On the way to the field, bumping down the two-track in the predawn quiet, our hunting guide says, “When you get out, don’t slam the truck door. You’ll scare the pigs.” My boyfriend, Kevin, has been hunting for the past few years, a sport I never thought I’d endorse, let alone accompany him on a trip. Yet, there I was, following a burly guide with an indistinguishable rural accent at 4:30am, trying to step as quietly as possible. The guide stopped occasionally to peer through binoculars and whisper into a walkie-talkie, receiving updates on the pigs’ whereabouts. Pigs had been seen in a nearby barley field gleaning the remains of the recent harvest. Kevin kept picking up fingerfuls of sandy dirt and letting them fall slowly, to test the wind. It’s important to know which way the wind is blowing. Though pigs can’t see very well, they have a keen sense of smell. Somehow I hadn’t imagined that hunting would entail tiptoeing around and worrying about my own pungency. 

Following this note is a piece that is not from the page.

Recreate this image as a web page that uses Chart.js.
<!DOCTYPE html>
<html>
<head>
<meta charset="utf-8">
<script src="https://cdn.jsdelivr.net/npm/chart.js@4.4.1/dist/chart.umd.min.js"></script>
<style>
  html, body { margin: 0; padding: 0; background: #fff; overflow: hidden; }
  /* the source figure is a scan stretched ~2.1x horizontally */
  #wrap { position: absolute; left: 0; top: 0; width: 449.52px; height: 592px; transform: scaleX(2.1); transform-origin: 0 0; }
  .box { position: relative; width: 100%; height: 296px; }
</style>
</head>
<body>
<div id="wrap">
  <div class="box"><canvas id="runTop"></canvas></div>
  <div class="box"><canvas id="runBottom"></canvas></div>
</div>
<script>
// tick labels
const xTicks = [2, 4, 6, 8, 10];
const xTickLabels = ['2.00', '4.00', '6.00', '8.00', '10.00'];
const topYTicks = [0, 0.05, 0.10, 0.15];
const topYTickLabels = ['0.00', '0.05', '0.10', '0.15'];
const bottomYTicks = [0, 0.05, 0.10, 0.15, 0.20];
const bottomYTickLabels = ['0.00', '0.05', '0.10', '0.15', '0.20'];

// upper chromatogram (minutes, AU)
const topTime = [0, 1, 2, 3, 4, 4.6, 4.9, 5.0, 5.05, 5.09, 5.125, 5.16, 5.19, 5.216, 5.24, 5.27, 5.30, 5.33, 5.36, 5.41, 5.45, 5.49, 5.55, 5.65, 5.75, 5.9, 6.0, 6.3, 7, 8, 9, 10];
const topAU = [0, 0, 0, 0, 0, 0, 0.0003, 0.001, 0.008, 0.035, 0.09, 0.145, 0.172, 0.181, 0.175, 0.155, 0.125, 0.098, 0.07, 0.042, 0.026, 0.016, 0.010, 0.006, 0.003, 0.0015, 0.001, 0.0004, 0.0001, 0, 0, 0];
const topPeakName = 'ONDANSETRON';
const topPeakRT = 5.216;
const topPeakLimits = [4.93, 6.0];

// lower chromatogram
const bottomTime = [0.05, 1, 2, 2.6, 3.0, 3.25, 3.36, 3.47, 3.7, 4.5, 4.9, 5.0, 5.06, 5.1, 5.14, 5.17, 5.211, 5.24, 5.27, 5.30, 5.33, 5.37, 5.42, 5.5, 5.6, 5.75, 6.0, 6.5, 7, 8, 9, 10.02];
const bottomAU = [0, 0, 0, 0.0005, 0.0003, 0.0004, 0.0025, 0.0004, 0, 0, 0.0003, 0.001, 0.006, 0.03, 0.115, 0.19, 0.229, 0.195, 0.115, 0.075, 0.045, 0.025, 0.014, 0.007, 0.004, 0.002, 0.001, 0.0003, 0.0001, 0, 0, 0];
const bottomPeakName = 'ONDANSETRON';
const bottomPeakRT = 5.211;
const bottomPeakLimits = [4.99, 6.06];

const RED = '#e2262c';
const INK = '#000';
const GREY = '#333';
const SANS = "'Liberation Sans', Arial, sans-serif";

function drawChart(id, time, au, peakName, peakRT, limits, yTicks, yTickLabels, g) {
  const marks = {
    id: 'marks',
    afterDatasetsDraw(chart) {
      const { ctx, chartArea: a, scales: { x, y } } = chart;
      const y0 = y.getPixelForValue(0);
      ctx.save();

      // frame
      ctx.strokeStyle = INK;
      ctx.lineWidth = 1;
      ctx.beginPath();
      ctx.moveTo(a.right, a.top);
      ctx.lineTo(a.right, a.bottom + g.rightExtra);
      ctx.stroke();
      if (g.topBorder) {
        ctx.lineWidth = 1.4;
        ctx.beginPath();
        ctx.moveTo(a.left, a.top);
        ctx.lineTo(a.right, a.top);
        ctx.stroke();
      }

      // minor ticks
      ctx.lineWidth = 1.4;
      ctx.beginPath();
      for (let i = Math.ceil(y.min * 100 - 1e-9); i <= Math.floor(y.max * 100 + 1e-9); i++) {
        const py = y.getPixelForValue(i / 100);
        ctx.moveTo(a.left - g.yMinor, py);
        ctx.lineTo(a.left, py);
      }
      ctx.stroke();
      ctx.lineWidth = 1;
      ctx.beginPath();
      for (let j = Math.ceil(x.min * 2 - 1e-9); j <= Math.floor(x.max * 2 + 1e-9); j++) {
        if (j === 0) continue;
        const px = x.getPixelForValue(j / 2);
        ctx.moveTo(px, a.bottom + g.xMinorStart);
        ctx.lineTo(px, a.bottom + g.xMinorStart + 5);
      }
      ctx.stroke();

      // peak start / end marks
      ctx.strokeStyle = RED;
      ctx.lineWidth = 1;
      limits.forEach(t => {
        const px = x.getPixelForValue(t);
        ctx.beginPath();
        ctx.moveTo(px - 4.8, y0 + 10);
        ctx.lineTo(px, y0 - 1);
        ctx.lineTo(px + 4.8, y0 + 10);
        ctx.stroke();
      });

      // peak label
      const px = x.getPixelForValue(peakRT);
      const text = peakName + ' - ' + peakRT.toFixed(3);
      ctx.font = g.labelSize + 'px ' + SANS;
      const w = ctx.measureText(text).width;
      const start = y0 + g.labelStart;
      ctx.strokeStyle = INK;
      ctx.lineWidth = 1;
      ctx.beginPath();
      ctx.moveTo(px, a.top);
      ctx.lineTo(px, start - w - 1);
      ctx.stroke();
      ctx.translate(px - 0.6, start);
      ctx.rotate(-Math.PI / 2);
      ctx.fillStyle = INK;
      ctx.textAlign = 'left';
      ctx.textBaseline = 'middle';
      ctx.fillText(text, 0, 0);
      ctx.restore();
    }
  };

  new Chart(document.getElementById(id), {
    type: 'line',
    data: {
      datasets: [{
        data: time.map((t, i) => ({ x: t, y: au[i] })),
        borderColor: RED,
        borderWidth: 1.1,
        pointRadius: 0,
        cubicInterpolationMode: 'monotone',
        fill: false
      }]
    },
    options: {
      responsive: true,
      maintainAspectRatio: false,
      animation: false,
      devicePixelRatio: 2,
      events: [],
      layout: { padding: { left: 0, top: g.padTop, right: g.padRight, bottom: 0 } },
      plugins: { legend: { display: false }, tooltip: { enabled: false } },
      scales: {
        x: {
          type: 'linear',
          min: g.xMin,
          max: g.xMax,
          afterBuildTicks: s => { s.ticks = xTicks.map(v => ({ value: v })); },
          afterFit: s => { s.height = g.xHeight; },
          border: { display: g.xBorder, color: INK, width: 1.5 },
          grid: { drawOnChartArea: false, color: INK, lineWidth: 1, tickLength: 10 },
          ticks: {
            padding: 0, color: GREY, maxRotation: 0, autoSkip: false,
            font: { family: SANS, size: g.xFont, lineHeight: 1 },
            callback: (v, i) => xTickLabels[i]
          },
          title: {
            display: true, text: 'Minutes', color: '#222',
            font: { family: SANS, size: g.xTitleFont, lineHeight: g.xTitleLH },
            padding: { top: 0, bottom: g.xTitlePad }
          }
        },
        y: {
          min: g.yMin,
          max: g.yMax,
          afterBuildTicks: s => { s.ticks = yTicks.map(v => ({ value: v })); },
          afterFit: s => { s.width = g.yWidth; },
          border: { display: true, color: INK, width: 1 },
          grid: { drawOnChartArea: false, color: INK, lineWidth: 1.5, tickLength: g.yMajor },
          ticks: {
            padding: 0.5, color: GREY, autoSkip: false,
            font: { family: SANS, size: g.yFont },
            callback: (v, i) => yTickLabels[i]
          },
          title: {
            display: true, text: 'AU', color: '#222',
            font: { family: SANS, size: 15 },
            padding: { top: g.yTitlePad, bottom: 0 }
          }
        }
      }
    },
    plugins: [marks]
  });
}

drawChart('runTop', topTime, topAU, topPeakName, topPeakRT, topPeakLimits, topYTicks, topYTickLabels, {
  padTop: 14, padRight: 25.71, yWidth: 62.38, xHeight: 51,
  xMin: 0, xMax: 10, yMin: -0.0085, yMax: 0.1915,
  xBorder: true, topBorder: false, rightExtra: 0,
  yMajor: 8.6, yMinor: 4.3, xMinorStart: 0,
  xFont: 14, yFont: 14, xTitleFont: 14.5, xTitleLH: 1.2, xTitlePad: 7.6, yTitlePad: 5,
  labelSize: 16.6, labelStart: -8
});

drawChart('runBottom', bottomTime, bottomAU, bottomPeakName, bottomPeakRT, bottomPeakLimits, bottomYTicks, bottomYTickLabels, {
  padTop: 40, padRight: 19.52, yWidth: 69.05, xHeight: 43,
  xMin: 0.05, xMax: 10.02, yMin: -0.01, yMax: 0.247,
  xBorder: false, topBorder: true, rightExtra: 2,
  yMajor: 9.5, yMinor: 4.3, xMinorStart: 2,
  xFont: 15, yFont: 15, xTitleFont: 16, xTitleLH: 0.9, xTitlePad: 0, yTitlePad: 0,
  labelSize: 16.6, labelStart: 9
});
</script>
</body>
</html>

Wild pigs are not a species native to California. California’s wild pigs are a hybrid of feral domestic pigs, brought by Spanish settlers in the eighteenth century, and European wild pigs, introduced in the 1920s. For years, California wild pigs were a populous nuisance, decimating crops and rooting in fields, but their numbers have thinned as drought and erratic frosts have depleted the acorns that are their winter staple. Most hunters are drawn to hunting by their desire to participate in the natural world. But killing a feral pig in a farmed field makes me wonder about the line between wild and domestic. 

The sound of the gun, a .30-06 rifle, was the loudest thing I’ve heard since I stopped going to punk rock shows. When I recovered, I saw a pig on the ground with legs kicking in the air and four others running off across the field. By the time we walked to her side—a hundred yards or so—she was lying still, with her mouth open and a stream of blood flowing from her head.

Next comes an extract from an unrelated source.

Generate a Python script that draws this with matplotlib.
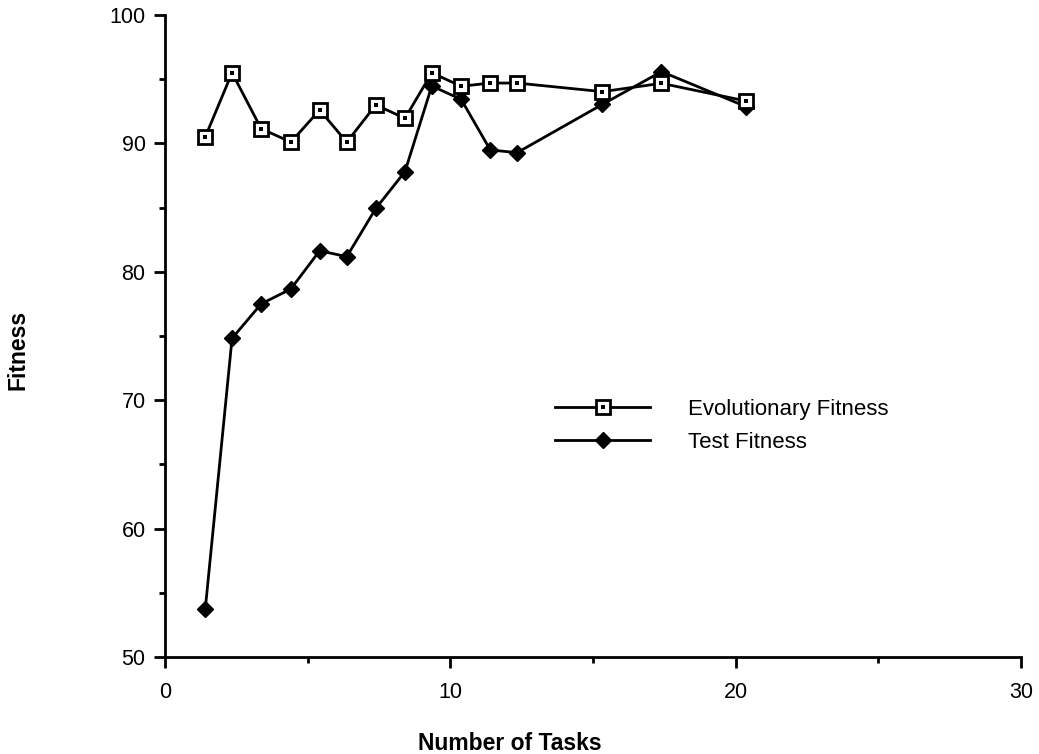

It’s ideal to aim for the heart and lung. If you aim for the brain but hit the jaw, the pig might run away and slowly bleed or starve to death. Luckily, Kevin had hit her in the brain. She died very quickly, which was a huge relief to me. This is embarrassing to admit, but I had had a vague idea that amidst the hunting party, I could be a witness to the pig’s death, an empathetic anchor to her suffering. In that moment, however, the gulf between my world and hers was clear. Watching her die was unnerving and sad, yet also calm and mundane. I bent down and put my hand on her black, bristly side, and then stepped back to take the traditional photo of Kevin holding his gun, kneeling behind the pig. I’ve always found these images distasteful, but I recognize that hunting is difficult and requires skill. With the guide, Kevin grabbed her by two legs, and heaved her into the truck. 

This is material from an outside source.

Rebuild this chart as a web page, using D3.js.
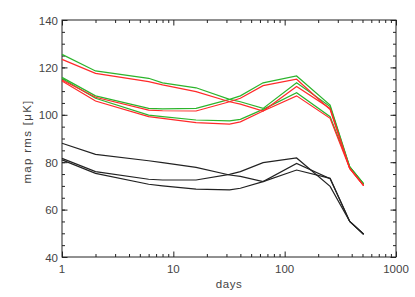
<!DOCTYPE html>
<html>
<head>
<meta charset="utf-8">
<script src="https://cdn.jsdelivr.net/npm/d3@7"></script>
<style>
  body { margin: 0; background: #fff; }
  text { font-family: "Liberation Sans", Helvetica, Arial, sans-serif; fill: #444; }
</style>
</head>
<body>
<svg id="chart" width="415" height="297"></svg>
<script>
// jours (axe x, log)
var days = [1, 2, 6, 8, 16, 32, 40, 64, 128, 256, 384, 512];

// courbes noires
var blackA = [88.0, 83.3, 80.6, 79.8, 77.8, 74.6, 74.0, 71.8, 79.5, 73.0, 55.0, 49.6];
var blackB = [81.6, 76.0, 72.8, 72.5, 72.5, 74.9, 76.0, 79.8, 81.8, 69.8, 55.0, 49.6];
var blackC = [81.0, 75.3, 70.7, 70.0, 68.6, 68.3, 69.0, 71.8, 76.7, 73.2, 55.0, 49.6];

// courbes vertes
var greenA = [125.5, 118.5, 115.4, 113.5, 111.4, 106.5, 105.5, 102.7, 113.5, 103.5, 78.0, 70.8];
var greenB = [115.8, 108.0, 102.7, 102.5, 102.7, 106.5, 108.0, 113.5, 116.4, 104.1, 78.0, 70.8];
var greenC = [115.3, 107.0, 99.9, 99.2, 97.8, 97.4, 98.1, 102.3, 109.3, 99.2, 78.0, 70.8];

// courbes rouges
var redA = [123.4, 117.5, 114.0, 112.6, 109.8, 105.5, 104.5, 101.6, 111.9, 102.7, 77.4, 70.1];
var redB = [114.7, 107.4, 102.0, 101.7, 101.6, 105.5, 107.0, 112.3, 115.0, 102.2, 77.4, 70.1];
var redC = [114.3, 105.8, 99.2, 98.5, 96.7, 96.1, 97.0, 101.6, 108.0, 98.5, 77.4, 70.1];

var yTicks = [40, 60, 80, 100, 120, 140];
var xTicks = [1, 10, 100, 1000];

var series = [
  {v: blackA, c: "#222"}, {v: blackB, c: "#222"}, {v: blackC, c: "#222"},
  {v: greenA, c: "#2cb42c"}, {v: greenB, c: "#2cb42c"}, {v: greenC, c: "#2cb42c"},
  {v: redA, c: "#ff2a2a"}, {v: redB, c: "#ff2a2a"}, {v: redC, c: "#ff2a2a"}
];

var margin = {left: 62, top: 20, right: 19, bottom: 40};
var width = 415 - margin.left - margin.right;
var height = 297 - margin.top - margin.bottom;

var svg = d3.select("#chart");
var g = svg.append("g").attr("transform", `translate(${margin.left},${margin.top})`);

var x = d3.scaleLog().domain([1, 1000]).range([0, width]);
var y = d3.scaleLinear().domain([40, 140]).range([height, 0]);

// petites graduations
var yMinor = d3.range(40, 141, 5);
var xMinor = [];
[1, 10, 100].forEach(function(p) { for (var k = 2; k <= 9; k++) xMinor.push(p * k); });

function ticks(axis, scale, vals, size, tf) {
  g.append("g").attr("transform", tf)
    .call(axis(scale).tickValues(vals).tickSize(size).tickFormat(""))
    .call(a => a.select(".domain").remove())
    .selectAll("line").attr("stroke", "#222");
}
// graduations vers l'intérieur sur les quatre côtés
ticks(d3.axisLeft, y, yMinor, -3, "translate(0,0)");
ticks(d3.axisLeft, y, yTicks, -5.5, "translate(0,0)");
ticks(d3.axisRight, y, yMinor, -3, `translate(${width},0)`);
ticks(d3.axisRight, y, yTicks, -5.5, `translate(${width},0)`);
ticks(d3.axisBottom, x, xMinor, -3, `translate(0,${height})`);
ticks(d3.axisBottom, x, xTicks, -5.5, `translate(0,${height})`);
ticks(d3.axisTop, x, xMinor, -3, "translate(0,0)");
ticks(d3.axisTop, x, xTicks, -5.5, "translate(0,0)");

g.append("rect")
  .attr("width", width).attr("height", height)
  .attr("fill", "none").attr("stroke", "#222").attr("stroke-width", 1);

// étiquettes
g.selectAll(".ylab").data(yTicks).enter().append("text")
  .attr("x", -4).attr("y", d => y(d) + 4.5)
  .attr("text-anchor", "end").attr("font-size", 11.5)
  .text(d => d);

g.selectAll(".xlab").data(xTicks).enter().append("text")
  .attr("x", d => x(d)).attr("y", height + 16)
  .attr("text-anchor", "middle").attr("font-size", 11.5)
  .text(d => d);

g.append("text")
  .attr("x", width / 2).attr("y", height + 31)
  .attr("text-anchor", "middle").attr("font-size", 11.5)
  .attr("letter-spacing", 0.5)
  .text("days");

g.append("text")
  .attr("transform", `translate(-31,${height / 2 + 3}) rotate(-90)`)
  .attr("text-anchor", "middle").attr("font-size", 11.5)
  .attr("letter-spacing", 1.3)
  .text("map rms [μK]");

var line = d3.line()
  .x((d, i) => x(days[i]))
  .y(d => y(d));

g.selectAll(".serie").data(series).enter().append("path")
  .attr("d", d => line(d.v))
  .attr("fill", "none")
  .attr("stroke", d => d.c)
  .attr("stroke-width", 1.2);
</script>
</body>
</html>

We drove to a barn outfitted with what looked like a metal swing set with two hooked prongs in place of swings. Our guide quickly broke the pig’s back legs and threaded hooks through the exposed Achilles tendons. He made a long incision from the center of her belly to her back, and delicately shaved the skin away from the carcass. Then he sawed off her head, and sliced open her belly, letting the internal organs spill out. A coppery smell drifted over. I had imagined that watching this would make me nauseous, but the process seemed oddly moving, rather than grotesque. This was practiced work. I was torn about whether or not I should take photographs. In about five minutes, everything was over. The carcass was quartered by saw and stored in coolers. 

I found myself continuing to refer to the meat in the coolers as “she.” Inexplicably, I felt a deepening affection for the butchered animal, as if her dismemberment allowed me to have a relationship with the animal in my imagination, a relationship more comfortable than the one I had with the actual beast. We took the coolers and left a pile of innards to be devoured by buzzards.